#### THE EXERCISE:
Take the listing from its first line through the line that contains "import * as" and please retype those lines exactly, leaving out the pictures.

* START *

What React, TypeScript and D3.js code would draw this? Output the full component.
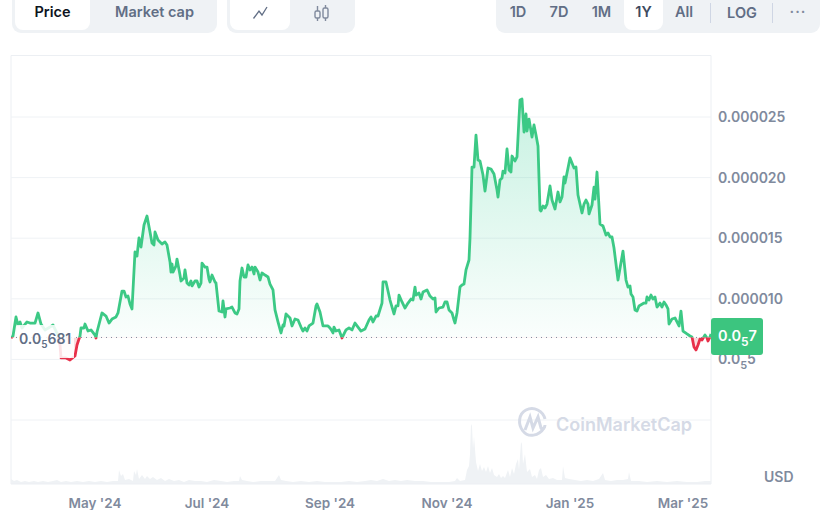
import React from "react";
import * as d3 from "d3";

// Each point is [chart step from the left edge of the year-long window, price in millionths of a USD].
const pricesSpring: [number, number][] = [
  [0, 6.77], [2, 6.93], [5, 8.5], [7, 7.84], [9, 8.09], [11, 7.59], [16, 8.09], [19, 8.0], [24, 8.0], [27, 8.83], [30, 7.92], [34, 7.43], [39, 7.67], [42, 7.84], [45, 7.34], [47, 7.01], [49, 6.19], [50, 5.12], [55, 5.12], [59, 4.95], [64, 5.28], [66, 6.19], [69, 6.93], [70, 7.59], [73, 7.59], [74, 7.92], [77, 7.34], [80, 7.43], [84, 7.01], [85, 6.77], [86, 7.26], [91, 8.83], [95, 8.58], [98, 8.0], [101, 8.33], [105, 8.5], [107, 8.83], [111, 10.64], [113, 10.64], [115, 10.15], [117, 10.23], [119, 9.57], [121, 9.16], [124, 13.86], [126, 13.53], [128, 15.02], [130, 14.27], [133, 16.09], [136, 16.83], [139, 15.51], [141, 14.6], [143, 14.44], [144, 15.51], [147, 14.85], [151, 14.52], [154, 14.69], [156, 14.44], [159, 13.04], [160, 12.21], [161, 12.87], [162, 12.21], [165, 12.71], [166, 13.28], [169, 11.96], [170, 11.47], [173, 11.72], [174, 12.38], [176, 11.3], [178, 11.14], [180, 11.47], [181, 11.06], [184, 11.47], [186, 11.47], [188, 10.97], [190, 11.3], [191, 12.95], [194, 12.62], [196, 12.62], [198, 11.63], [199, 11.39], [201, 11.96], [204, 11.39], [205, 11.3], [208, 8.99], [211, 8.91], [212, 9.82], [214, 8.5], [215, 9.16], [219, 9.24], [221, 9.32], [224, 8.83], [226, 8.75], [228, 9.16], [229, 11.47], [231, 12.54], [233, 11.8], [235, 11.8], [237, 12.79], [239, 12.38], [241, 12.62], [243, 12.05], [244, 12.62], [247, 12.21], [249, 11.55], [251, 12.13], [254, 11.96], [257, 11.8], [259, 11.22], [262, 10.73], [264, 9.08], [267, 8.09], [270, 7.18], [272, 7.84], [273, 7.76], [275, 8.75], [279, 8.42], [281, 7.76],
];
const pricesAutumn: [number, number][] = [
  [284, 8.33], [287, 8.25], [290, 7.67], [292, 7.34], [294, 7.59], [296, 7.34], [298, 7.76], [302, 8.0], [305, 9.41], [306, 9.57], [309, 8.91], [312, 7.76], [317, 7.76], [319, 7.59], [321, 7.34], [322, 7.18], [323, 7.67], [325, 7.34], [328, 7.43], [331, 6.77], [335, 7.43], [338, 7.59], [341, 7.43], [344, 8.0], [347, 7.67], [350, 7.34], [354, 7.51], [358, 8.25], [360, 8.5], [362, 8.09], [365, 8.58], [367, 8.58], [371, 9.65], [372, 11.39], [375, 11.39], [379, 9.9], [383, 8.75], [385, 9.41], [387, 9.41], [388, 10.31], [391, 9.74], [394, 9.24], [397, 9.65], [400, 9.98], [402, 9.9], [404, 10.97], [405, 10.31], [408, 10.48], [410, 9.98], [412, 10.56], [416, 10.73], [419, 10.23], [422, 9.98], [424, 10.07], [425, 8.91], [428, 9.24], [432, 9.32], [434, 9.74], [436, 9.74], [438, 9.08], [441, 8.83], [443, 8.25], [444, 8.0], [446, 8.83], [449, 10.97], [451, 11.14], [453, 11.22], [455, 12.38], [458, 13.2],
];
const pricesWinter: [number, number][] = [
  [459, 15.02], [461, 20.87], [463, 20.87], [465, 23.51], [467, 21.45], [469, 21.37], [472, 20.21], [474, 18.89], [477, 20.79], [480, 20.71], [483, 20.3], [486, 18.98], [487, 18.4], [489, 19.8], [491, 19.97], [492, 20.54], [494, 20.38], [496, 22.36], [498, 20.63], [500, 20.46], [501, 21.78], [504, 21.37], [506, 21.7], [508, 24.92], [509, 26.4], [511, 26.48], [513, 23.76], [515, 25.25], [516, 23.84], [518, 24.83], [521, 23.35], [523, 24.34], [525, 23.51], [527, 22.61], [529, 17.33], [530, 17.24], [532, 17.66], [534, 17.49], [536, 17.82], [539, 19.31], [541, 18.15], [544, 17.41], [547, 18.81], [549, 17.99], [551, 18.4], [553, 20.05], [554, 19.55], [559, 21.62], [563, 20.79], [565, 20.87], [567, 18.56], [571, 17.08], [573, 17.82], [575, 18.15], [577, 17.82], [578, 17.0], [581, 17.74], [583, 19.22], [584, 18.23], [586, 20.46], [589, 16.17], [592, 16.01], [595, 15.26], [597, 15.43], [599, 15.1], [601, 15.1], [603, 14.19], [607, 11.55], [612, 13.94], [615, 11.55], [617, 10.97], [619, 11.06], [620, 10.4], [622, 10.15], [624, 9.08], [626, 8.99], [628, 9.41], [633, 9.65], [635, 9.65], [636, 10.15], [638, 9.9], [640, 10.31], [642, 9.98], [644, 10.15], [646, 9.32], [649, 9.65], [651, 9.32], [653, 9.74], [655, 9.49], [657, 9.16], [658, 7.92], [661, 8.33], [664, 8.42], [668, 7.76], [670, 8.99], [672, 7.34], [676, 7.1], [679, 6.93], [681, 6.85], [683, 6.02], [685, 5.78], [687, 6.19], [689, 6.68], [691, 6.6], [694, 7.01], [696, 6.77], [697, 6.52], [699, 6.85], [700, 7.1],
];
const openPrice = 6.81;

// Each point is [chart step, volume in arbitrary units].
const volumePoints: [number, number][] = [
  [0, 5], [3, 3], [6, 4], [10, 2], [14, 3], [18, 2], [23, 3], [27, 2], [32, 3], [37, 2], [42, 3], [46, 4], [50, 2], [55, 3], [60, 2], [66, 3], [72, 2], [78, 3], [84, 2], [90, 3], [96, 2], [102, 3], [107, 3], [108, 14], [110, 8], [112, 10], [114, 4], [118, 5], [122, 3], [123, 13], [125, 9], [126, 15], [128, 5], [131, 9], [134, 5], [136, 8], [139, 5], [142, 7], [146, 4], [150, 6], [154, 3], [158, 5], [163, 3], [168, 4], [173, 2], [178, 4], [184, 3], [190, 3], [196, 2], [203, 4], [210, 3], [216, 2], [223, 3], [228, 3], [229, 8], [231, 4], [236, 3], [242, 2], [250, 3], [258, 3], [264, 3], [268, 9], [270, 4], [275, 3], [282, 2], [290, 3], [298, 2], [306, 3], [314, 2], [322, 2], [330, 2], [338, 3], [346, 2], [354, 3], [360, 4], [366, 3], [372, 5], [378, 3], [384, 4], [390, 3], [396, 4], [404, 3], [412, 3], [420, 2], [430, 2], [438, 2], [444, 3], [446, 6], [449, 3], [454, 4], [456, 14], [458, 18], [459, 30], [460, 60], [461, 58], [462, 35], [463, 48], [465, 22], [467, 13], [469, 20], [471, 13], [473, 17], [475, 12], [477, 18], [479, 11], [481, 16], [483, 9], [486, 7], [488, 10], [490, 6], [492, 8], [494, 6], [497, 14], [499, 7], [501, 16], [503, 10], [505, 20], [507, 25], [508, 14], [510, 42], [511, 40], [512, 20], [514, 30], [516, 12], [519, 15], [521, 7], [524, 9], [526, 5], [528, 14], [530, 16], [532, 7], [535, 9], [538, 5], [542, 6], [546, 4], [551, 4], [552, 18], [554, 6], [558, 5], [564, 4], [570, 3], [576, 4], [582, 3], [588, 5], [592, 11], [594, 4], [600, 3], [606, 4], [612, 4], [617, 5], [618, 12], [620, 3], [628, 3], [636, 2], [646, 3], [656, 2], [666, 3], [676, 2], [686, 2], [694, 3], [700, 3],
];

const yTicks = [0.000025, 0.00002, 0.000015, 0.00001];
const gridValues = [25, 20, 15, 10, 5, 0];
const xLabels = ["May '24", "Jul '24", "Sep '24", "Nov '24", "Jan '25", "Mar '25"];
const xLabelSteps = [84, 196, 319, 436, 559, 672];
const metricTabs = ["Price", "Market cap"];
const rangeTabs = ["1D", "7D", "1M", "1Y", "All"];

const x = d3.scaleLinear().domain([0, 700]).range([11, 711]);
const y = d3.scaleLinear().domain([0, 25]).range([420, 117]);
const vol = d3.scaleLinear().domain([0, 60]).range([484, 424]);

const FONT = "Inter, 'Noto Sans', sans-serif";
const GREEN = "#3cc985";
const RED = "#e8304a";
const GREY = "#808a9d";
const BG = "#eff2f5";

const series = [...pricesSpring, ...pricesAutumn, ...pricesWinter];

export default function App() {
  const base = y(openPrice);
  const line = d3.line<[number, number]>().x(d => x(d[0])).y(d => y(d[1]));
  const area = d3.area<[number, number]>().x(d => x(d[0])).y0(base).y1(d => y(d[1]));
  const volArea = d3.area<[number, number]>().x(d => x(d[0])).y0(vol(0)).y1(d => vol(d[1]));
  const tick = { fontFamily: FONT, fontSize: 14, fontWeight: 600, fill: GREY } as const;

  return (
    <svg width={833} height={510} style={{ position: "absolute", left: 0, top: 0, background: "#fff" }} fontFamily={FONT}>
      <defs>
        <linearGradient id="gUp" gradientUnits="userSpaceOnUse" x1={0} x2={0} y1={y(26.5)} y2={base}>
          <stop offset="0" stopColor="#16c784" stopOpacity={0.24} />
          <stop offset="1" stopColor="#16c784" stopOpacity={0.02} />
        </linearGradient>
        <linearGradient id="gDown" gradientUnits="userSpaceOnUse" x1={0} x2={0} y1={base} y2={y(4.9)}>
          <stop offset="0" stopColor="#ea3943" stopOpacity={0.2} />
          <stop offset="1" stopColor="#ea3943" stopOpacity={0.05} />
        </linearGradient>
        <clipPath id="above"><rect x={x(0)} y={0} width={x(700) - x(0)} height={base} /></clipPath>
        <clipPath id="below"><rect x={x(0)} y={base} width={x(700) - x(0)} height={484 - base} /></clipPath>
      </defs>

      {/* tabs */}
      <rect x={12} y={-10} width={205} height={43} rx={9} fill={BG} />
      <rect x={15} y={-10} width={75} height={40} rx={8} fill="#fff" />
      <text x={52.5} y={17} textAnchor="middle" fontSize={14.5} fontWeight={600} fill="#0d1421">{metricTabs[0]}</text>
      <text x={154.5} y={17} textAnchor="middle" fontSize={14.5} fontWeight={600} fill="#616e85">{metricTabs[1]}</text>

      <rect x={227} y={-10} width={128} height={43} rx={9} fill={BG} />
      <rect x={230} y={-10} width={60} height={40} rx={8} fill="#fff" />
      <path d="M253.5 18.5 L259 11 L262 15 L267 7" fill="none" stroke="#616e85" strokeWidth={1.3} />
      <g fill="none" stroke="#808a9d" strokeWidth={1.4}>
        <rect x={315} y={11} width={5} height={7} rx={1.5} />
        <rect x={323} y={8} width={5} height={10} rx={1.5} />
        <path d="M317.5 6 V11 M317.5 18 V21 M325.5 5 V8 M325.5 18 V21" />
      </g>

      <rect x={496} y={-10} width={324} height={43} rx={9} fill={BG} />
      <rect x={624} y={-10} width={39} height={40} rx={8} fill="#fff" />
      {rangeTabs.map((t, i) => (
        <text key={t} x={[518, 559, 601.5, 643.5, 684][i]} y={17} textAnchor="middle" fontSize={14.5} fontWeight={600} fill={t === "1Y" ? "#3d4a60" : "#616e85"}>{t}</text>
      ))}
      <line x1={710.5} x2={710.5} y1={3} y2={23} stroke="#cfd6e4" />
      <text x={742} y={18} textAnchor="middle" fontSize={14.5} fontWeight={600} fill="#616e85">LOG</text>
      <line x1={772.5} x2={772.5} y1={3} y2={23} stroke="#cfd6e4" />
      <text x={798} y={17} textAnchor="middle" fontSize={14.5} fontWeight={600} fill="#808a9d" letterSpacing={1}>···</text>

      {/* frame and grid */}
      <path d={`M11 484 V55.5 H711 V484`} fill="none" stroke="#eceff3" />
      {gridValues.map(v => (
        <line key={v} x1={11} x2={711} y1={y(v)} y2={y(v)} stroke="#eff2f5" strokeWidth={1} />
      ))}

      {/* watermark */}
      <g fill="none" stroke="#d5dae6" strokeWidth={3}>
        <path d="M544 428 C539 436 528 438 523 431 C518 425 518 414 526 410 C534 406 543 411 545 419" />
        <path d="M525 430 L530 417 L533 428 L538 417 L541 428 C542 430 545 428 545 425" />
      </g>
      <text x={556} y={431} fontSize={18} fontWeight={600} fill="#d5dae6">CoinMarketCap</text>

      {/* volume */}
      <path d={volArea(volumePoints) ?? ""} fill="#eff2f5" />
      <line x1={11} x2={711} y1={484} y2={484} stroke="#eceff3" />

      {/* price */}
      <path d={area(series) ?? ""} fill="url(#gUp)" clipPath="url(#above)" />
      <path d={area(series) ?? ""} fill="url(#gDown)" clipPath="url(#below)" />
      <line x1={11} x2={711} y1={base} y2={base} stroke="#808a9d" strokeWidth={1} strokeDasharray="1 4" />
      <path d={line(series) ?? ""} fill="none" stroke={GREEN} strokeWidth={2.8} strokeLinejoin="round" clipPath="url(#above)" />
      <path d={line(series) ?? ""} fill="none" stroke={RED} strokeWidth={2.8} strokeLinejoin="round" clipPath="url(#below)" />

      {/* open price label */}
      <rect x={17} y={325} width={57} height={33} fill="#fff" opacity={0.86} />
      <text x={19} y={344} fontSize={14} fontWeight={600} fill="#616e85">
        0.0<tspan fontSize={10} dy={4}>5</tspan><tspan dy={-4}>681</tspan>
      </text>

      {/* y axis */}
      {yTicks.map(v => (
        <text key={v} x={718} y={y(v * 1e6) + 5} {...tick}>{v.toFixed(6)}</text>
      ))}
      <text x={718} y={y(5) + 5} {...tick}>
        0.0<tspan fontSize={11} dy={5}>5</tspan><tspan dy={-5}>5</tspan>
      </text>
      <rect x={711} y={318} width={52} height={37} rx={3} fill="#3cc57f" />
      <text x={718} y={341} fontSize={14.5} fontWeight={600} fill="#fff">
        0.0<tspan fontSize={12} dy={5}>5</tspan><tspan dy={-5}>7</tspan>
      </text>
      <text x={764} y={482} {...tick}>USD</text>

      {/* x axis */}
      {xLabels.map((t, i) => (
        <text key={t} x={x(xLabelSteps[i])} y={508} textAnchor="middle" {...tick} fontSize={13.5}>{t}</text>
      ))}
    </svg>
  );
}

* END *

#### SOLVED PROBLEM:
What React, TypeScript and D3.js code would draw this? Output the full component.
import React from "react";
import * as d3 from "d3";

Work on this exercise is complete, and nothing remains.